─── INFORMATION SHOWN

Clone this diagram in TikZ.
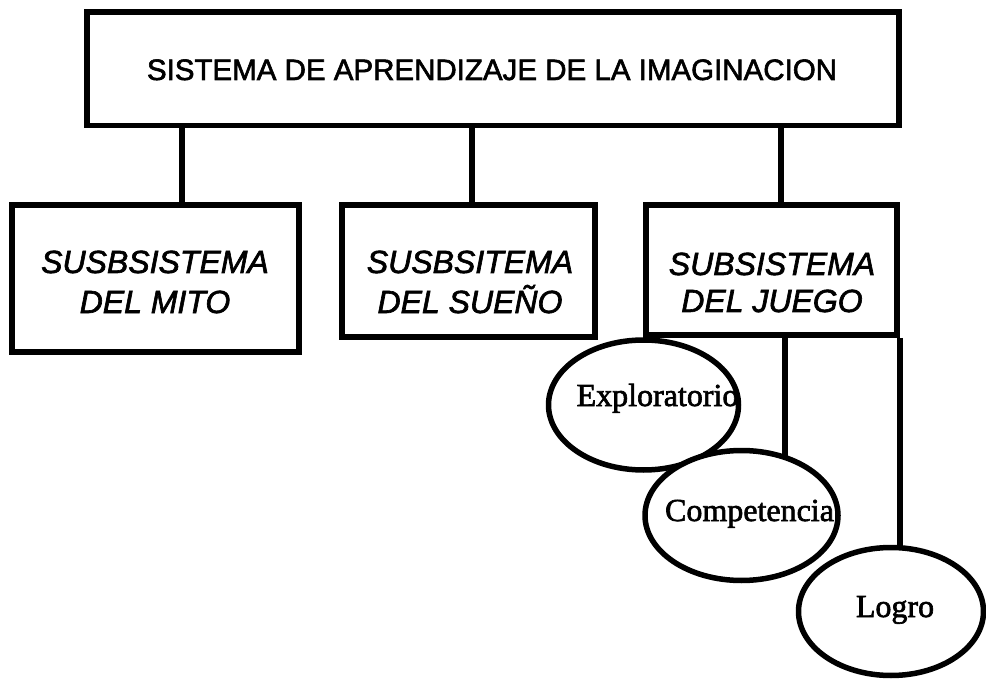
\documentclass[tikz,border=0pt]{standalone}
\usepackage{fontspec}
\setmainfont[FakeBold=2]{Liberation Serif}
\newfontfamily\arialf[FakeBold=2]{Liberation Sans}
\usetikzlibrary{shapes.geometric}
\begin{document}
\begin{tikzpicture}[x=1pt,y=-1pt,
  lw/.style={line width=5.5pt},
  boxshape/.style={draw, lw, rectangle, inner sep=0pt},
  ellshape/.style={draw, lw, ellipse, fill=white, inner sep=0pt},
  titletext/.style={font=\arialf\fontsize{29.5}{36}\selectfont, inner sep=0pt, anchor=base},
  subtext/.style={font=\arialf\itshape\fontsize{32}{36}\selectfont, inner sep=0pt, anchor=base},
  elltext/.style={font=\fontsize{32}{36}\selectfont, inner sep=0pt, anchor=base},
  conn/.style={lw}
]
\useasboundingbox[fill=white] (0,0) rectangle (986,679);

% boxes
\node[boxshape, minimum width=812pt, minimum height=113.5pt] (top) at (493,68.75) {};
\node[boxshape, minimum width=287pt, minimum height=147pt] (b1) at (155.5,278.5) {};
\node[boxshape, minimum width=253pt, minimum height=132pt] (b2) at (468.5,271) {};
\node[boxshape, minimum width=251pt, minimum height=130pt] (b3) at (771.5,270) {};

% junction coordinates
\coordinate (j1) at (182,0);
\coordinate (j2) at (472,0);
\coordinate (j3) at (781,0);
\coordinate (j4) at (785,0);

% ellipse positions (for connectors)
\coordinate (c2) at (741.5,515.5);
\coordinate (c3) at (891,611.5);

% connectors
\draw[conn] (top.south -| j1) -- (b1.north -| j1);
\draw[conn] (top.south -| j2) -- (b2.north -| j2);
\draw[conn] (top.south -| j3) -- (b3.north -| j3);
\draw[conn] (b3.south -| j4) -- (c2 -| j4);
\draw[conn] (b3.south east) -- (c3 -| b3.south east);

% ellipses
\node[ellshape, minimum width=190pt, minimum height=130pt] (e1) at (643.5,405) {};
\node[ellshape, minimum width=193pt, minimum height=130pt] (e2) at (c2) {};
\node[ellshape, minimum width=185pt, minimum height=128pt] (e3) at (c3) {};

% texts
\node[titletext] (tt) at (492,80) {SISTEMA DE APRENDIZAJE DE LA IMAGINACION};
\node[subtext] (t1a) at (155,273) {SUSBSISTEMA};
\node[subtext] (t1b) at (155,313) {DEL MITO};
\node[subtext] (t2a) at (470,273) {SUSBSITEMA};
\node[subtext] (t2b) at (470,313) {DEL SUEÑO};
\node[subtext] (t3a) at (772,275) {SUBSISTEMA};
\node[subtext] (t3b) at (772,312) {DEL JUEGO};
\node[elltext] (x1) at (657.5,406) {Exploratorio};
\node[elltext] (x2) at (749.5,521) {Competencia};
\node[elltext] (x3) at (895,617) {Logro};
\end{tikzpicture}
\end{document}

──────
─── INFORMATION SHOWN

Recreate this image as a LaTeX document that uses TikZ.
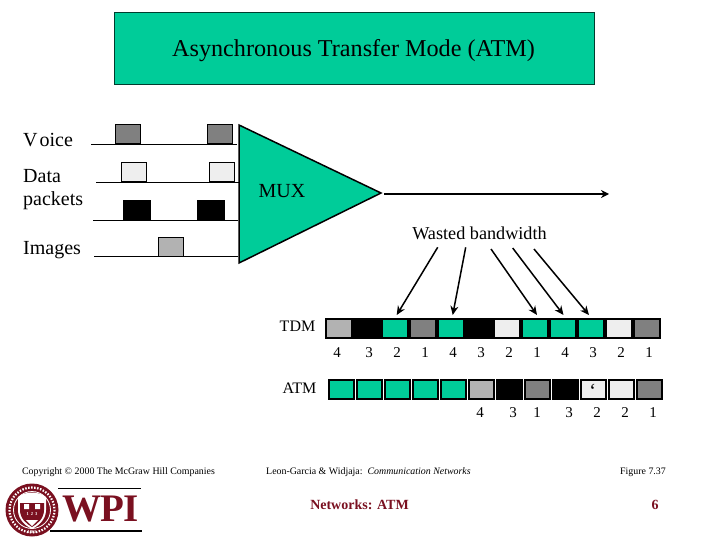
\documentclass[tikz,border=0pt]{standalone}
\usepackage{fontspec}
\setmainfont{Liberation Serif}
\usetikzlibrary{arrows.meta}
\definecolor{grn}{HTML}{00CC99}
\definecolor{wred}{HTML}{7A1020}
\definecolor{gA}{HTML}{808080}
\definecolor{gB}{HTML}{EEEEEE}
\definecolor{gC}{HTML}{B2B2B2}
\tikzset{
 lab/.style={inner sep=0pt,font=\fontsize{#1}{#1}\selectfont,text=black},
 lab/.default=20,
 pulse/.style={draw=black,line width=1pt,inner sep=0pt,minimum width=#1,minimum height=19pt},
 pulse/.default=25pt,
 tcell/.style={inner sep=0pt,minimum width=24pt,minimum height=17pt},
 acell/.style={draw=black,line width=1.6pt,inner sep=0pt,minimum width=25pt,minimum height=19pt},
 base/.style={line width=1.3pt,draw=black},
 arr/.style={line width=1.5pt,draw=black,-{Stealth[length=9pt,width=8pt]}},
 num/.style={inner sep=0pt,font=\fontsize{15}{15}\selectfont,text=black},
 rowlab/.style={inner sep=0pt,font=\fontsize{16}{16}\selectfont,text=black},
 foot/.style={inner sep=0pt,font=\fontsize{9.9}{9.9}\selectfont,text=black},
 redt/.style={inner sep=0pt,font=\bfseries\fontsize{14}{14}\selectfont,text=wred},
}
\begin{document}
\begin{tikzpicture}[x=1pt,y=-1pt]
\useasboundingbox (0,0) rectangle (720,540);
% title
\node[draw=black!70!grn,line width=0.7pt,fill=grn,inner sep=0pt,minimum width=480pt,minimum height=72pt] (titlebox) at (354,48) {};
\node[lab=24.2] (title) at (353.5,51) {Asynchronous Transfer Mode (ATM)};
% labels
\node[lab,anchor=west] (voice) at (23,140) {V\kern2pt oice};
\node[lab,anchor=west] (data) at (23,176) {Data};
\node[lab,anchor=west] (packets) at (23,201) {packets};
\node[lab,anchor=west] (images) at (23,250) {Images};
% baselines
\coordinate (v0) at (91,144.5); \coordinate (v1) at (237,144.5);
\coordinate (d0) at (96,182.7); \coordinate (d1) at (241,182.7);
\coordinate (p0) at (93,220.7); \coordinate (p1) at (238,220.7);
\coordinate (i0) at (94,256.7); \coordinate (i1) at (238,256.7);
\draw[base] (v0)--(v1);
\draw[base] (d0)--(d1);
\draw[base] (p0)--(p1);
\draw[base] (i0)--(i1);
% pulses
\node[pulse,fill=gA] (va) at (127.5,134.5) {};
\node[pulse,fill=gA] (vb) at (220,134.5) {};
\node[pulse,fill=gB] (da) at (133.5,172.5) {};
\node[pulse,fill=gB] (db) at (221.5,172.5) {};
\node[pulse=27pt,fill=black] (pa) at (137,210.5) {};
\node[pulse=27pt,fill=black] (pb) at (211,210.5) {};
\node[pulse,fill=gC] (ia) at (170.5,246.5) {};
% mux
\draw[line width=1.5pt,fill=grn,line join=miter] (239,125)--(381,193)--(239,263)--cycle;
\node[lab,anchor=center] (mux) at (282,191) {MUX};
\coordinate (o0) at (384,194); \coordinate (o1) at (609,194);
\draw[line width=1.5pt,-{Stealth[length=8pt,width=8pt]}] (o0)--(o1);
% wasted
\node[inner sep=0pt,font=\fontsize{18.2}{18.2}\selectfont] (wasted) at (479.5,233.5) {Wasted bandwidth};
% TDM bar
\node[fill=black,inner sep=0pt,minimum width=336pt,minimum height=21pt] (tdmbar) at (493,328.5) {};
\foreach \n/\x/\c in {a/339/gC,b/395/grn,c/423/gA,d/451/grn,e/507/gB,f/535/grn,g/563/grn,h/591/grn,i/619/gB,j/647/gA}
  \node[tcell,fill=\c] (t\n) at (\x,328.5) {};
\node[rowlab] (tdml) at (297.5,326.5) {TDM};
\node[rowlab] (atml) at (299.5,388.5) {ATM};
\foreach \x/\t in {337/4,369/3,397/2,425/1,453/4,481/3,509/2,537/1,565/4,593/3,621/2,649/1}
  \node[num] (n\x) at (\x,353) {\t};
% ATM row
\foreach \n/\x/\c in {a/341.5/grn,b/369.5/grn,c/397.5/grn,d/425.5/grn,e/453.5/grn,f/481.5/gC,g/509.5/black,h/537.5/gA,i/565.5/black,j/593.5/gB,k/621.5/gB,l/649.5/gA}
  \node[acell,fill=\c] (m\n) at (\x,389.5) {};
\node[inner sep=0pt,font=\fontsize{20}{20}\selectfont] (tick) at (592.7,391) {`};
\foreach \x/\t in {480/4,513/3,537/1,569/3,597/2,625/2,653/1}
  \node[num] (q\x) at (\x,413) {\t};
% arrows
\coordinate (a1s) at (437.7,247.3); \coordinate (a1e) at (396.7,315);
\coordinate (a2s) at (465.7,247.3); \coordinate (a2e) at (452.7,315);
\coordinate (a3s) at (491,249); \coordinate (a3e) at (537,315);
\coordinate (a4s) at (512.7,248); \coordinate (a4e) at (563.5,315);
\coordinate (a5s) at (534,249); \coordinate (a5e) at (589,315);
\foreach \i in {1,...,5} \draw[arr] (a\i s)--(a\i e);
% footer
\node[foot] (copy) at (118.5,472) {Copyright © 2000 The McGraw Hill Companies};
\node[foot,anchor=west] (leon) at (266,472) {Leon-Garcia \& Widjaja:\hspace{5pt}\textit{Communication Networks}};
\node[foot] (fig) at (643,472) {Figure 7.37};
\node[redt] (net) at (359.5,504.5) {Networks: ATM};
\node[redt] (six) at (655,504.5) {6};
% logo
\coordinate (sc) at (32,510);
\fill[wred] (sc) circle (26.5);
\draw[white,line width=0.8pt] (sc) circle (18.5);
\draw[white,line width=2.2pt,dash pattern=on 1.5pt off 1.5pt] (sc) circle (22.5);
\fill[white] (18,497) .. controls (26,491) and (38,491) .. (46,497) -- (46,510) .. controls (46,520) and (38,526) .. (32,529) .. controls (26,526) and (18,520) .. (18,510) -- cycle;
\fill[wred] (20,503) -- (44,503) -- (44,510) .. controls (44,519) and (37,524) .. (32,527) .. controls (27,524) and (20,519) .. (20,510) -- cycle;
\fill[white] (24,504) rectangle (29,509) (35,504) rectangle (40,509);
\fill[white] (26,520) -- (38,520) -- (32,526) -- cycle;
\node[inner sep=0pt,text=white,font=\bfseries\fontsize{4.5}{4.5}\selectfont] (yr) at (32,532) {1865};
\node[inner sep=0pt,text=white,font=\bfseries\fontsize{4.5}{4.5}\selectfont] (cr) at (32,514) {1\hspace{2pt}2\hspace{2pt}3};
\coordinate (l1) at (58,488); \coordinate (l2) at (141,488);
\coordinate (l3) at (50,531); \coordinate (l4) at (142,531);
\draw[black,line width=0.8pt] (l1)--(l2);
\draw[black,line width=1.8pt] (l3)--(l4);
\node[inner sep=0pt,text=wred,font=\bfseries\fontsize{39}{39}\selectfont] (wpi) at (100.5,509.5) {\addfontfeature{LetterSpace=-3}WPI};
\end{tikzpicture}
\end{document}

──────

TASK: Gather, from the listing above, every line carrying the word "this".

EXERCISE RESULT:
Clone this diagram in TikZ.
Recreate this image as a LaTeX document that uses TikZ.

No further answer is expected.